Email cyberattacks claiming to know people’s sexual proclivities continued to attack Canadians and people in other counties through 2019, a new report says.
So-called “sextortion” is done via malware on computers that potentially allow outside actors to activate cameras and microphones, said a Nov. 7 Proofpoint report.
Proofpoint threat intelligence analyst Chris Dawson said sextortion preys on the fears and insecurities of recipients, often using stolen passwords and other social engineering tricks to convince recipients that their reputations are actually at risk.
In one such email campaign in September, users were sent an attachment (usually a PDF) requesting payment by Bitcoin to avoid video and other supposedly captured evidence of potentially embarrassing online activity being sent to the recipient’s email and social media contact list.
A message might appear from someone claiming to know about a person’s daily life and internet activities.
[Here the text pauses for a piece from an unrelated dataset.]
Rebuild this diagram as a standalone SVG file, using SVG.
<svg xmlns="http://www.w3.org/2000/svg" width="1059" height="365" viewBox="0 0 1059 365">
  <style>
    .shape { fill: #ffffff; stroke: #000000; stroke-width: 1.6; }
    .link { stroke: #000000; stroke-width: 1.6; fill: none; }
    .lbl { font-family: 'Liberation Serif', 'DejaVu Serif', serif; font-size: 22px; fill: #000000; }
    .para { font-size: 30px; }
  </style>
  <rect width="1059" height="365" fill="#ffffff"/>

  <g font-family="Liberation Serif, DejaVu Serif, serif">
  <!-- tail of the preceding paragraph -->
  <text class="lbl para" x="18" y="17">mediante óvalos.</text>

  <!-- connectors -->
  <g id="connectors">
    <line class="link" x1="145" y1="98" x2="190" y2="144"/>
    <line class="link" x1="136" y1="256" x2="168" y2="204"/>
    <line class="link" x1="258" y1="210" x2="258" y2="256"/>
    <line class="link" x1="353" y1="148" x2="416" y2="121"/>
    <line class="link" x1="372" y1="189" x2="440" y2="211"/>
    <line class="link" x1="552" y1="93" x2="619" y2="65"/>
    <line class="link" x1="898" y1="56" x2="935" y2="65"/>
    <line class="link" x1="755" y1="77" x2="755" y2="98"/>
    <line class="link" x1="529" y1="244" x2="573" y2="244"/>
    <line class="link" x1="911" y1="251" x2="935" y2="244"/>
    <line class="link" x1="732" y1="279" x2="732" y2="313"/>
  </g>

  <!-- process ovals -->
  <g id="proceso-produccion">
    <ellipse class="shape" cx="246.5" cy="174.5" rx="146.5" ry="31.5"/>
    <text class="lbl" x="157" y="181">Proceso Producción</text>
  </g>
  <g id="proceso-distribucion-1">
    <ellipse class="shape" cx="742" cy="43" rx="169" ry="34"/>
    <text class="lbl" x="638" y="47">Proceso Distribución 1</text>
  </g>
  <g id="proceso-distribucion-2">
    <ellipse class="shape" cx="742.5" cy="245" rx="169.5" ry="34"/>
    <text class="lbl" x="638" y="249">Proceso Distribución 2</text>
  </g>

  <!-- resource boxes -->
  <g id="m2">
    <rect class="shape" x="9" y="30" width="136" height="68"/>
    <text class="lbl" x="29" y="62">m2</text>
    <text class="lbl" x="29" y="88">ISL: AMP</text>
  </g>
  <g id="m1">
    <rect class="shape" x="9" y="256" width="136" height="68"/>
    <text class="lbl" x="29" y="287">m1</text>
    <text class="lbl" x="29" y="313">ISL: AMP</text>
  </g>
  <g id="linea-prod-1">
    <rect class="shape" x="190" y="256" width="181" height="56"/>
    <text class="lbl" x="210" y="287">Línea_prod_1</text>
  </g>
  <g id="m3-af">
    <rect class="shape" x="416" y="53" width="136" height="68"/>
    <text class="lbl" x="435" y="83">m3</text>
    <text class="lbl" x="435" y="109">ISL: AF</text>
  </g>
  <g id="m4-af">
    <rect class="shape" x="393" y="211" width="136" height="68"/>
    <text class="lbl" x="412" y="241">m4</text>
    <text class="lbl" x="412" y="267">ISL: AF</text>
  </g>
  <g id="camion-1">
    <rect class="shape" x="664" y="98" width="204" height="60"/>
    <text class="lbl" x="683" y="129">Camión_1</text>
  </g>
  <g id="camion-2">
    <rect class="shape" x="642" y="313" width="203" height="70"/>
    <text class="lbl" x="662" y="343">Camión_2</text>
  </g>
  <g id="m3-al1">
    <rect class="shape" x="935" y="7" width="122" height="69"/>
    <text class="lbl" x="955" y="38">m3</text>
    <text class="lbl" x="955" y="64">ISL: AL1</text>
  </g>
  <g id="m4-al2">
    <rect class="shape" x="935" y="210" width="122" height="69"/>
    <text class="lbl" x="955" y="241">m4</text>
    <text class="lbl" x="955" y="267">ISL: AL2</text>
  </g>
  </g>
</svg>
It will also claim partial knowledge of a password.
It goes on to say the malware has collected contacts from email, Messenger, Facebook.
“I created a double screen video,” an example of the scam said. “The first part shows the video you were watching (you have nice taste), and the second part shows the recording of your camera (it is you).”
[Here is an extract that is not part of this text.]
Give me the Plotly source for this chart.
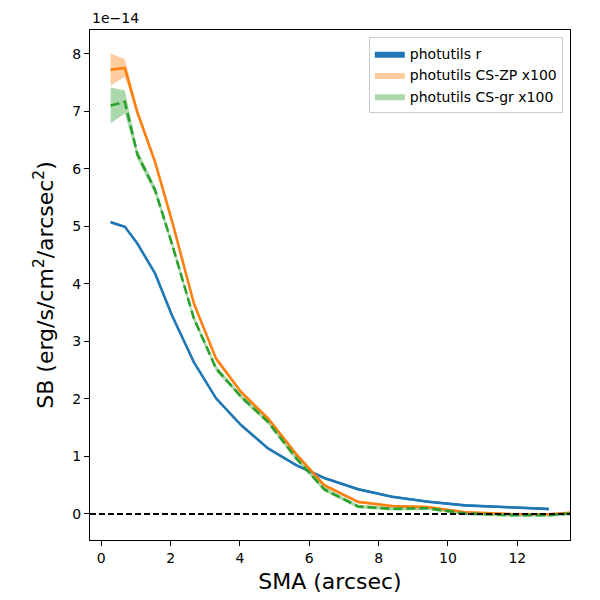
import plotly.graph_objects as go

# surface brightness profiles, SB in units of 1e-14 erg/s/cm2/arcsec2
sma = [0.27, 0.68, 1.04, 1.55, 2.04, 2.67, 3.31, 4.03, 4.81, 5.62, 6.43, 7.41, 8.38, 9.42, 10.49, 11.79, 12.91, 14.2]

sb_r = [5.07, 4.99, 4.70, 4.18, 3.45, 2.64, 2.01, 1.545, 1.14, 0.85, 0.625, 0.43, 0.30, 0.214, 0.15, 0.116, 0.087]
sb_r_err = [0.02] * len(sb_r)

sb_zp = [7.72, 7.75, 6.98, 6.12, 5.09, 3.66, 2.70, 2.12, 1.66, 1.04, 0.50, 0.21, 0.14, 0.12, 0.03, 0.0, -0.005, 0.05]
sb_zp_err = [0.28, 0.15, 0.06, 0.05, 0.05, 0.04, 0.04, 0.03, 0.03, 0.03, 0.03, 0.02, 0.02, 0.02, 0.02, 0.02, 0.02, 0.02]

sb_gr = [7.10, 7.16, 6.25, 5.63, 4.69, 3.40, 2.53, 2.04, 1.60, 0.97, 0.43, 0.13, 0.09, 0.10, 0.01, -0.02, -0.02, 0.04]
sb_gr_err = [0.31, 0.2, 0.08, 0.07, 0.06, 0.05, 0.05, 0.04, 0.04, 0.04, 0.04, 0.03, 0.03, 0.03, 0.03, 0.03, 0.03, 0.03]

names = ["photutils r", "photutils CS-ZP x100", "photutils CS-gr x100"]

fig = go.Figure()

def band(x, y, err, fillcol, name):
    lo = [v - e for v, e in zip(y, err)]
    hi = [v + e for v, e in zip(y, err)]
    fig.add_trace(go.Scatter(x=x + x[::-1], y=hi + lo[::-1], fill="toself",
                             fillcolor=fillcol, line=dict(width=0), mode="lines",
                             name=name, hoverinfo="skip"))

x_r = sma[:len(sb_r)]
band(x_r, sb_r, sb_r_err, "#1f77b4", names[0])
band(sma, sb_zp, sb_zp_err, "rgba(255,127,14,0.4)", names[1])
band(sma, sb_gr, sb_gr_err, "rgba(44,160,44,0.4)", names[2])

fig.add_trace(go.Scatter(x=x_r, y=sb_r, mode="lines", line=dict(color="#1f77b4", width=2.6), showlegend=False))
fig.add_trace(go.Scatter(x=sma, y=sb_zp, mode="lines", line=dict(color="#ff7f0e", width=2.6), showlegend=False))
fig.add_trace(go.Scatter(x=sma, y=sb_gr, mode="lines", line=dict(color="#2ca02c", width=2.6, dash="9px,4px"), showlegend=False))

fig.add_hline(y=0, line=dict(color="black", width=1.8, dash="6px,3px"))

# page has an 8px body margin, so the figure is a bit smaller than the window
fig.update_layout(
    width=592, height=592,
    margin=dict(l=82, r=30, t=22, b=60),
    plot_bgcolor="white", paper_bgcolor="white",
    font=dict(family="DejaVu Sans", size=14, color="black"),
    legend=dict(x=0.985, y=0.986, xanchor="right", yanchor="top",
                bordercolor="#cccccc", borderwidth=1, bgcolor="rgba(255,255,255,0.8)",
                font=dict(size=14), tracegroupgap=0),
)
fig.update_xaxes(title=dict(text="SMA (arcsec)", font=dict(size=22), standoff=8),
                 range=[-0.326, 13.52], tickvals=[0, 2, 4, 6, 8, 10, 12],
                 showline=True, linecolor="black", linewidth=1.2, mirror=True,
                 ticks="outside", ticklen=5, tickcolor="black",
                 showgrid=False, zeroline=False)
fig.update_yaxes(title=dict(text="SB (erg/s/cm<sup>2</sup>/arcsec<sup>2</sup>)", font=dict(size=22), standoff=12),
                 range=[-0.452, 8.41], tickvals=[0, 1, 2, 3, 4, 5, 6, 7, 8],
                 showline=True, linecolor="black", linewidth=1.2, mirror=True,
                 ticks="outside", ticklen=5, tickcolor="black",
                 showgrid=False, zeroline=False)
fig.add_annotation(text="1e\u221214", xref="paper", yref="paper", x=0, y=1.0,
                   xanchor="left", yanchor="bottom", showarrow=False, yshift=2,
                   font=dict(size=14))

fig.write_html("out.html")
It then threatens humiliation and ruining of relationships if the user does not pay $1,000. The email says the information will be deleted on payment.
Examples of subject lines in the emails, Proofpoint said, are:
●Can publish everything;
●Dirty video of you;
●I know everything;
●I recorded you;
●Video of you;
●You better pay me;
●You got recorded;
●Your chance; and
“This malware module contains a dictionary containing pornography-related keywords used to monitor open window titles,” the report said. “If a window matches the text, it will begin to record audio and video on the infected machine. Once recorded, the video is saved with a ‘.avi’ extension and is sent to the command and control server, and then (presumably) used for extortion purposes.”
Such malware frequently uses what are called remote-access Trojans – or RATs; the use of RATs has increased dramatically in many sectors in 2019.
Many rely on social engineering, the human factor, “ the instincts of curiosity and trust that lead well-intentioned people to click, download, install, open and send money or data,” Proofpoint said.
The company’s Human Factor Report 2019 said the best protections against attacks for companies facing such issues include finding out who is most at risk for attacks, education, robust email protections and ensuring systems are secure.
“Individuals receiving sextortion emails should assume the sender does not actually possess screenshots or video of any compromising activity and not click any links or open attachments to verify the sender’s claims,” Dawson said.
“Additionally,” Dawson said, “we recommend that users maintain updated antivirus, keep systems patched, and, if working on a corporate network, implement layered defences at the email gateway and network edge to avoid infection with malware such as PsiXBot or spambots that can contribute to this problem.”